_Data segment_

══════════

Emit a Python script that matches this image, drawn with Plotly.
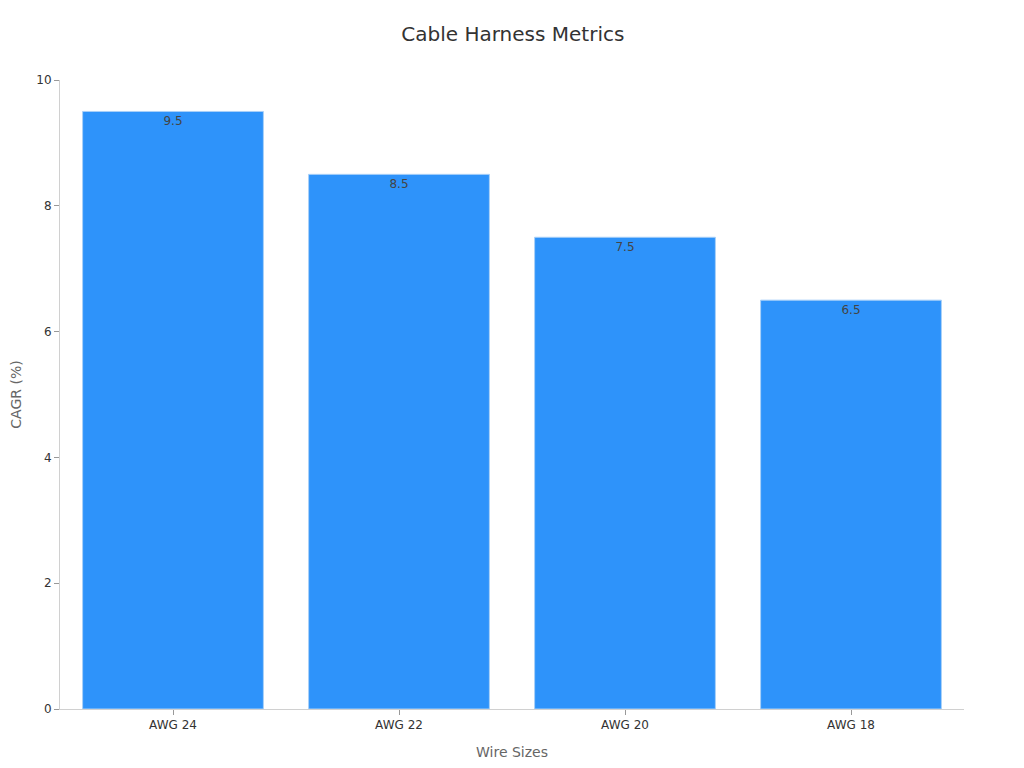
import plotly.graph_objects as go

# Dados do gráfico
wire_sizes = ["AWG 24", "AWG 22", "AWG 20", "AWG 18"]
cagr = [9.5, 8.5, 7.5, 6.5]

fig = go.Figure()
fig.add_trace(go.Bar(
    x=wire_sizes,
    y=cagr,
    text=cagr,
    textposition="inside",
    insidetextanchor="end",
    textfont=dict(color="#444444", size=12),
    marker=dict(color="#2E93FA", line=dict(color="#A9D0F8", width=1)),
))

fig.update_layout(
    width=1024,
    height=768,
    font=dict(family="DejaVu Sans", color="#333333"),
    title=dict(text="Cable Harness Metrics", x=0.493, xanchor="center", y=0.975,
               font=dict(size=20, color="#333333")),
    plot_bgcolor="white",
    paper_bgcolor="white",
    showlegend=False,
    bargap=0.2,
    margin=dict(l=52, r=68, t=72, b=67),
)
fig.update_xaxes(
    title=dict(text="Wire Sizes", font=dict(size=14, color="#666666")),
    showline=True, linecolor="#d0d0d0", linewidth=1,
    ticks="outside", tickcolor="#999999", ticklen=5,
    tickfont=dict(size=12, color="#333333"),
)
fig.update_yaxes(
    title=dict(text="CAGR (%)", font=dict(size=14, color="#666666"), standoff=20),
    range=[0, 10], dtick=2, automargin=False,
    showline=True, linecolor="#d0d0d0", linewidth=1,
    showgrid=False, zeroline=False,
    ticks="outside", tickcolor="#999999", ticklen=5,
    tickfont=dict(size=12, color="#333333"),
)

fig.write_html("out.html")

══════════

Set the pictures aside and transcribe the data above exactly.

Emit a Python script that matches this image, drawn with Plotly.
import plotly.graph_objects as go

# Dados do gráfico
wire_sizes = ["AWG 24", "AWG 22", "AWG 20", "AWG 18"]
cagr = [9.5, 8.5, 7.5, 6.5]

fig = go.Figure()
fig.add_trace(go.Bar(
    x=wire_sizes,
    y=cagr,
    text=cagr,
    textposition="inside",
    insidetextanchor="end",
    textfont=dict(color="#444444", size=12),
    marker=dict(color="#2E93FA", line=dict(color="#A9D0F8", width=1)),
))

fig.update_layout(
    width=1024,
    height=768,
    font=dict(family="DejaVu Sans", color="#333333"),
    title=dict(text="Cable Harness Metrics", x=0.493, xanchor="center", y=0.975,
               font=dict(size=20, color="#333333")),
    plot_bgcolor="white",
    paper_bgcolor="white",
    showlegend=False,
    bargap=0.2,
    margin=dict(l=52, r=68, t=72, b=67),
)
fig.update_xaxes(
    title=dict(text="Wire Sizes", font=dict(size=14, color="#666666")),
    showline=True, linecolor="#d0d0d0", linewidth=1,
    ticks="outside", tickcolor="#999999", ticklen=5,
    tickfont=dict(size=12, color="#333333"),
)
fig.update_yaxes(
    title=dict(text="CAGR (%)", font=dict(size=14, color="#666666"), standoff=20),
    range=[0, 10], dtick=2, automargin=False,
    showline=True, linecolor="#d0d0d0", linewidth=1,
    showgrid=False, zeroline=False,
    ticks="outside", tickcolor="#999999", ticklen=5,
    tickfont=dict(size=12, color="#333333"),
)

fig.write_html("out.html")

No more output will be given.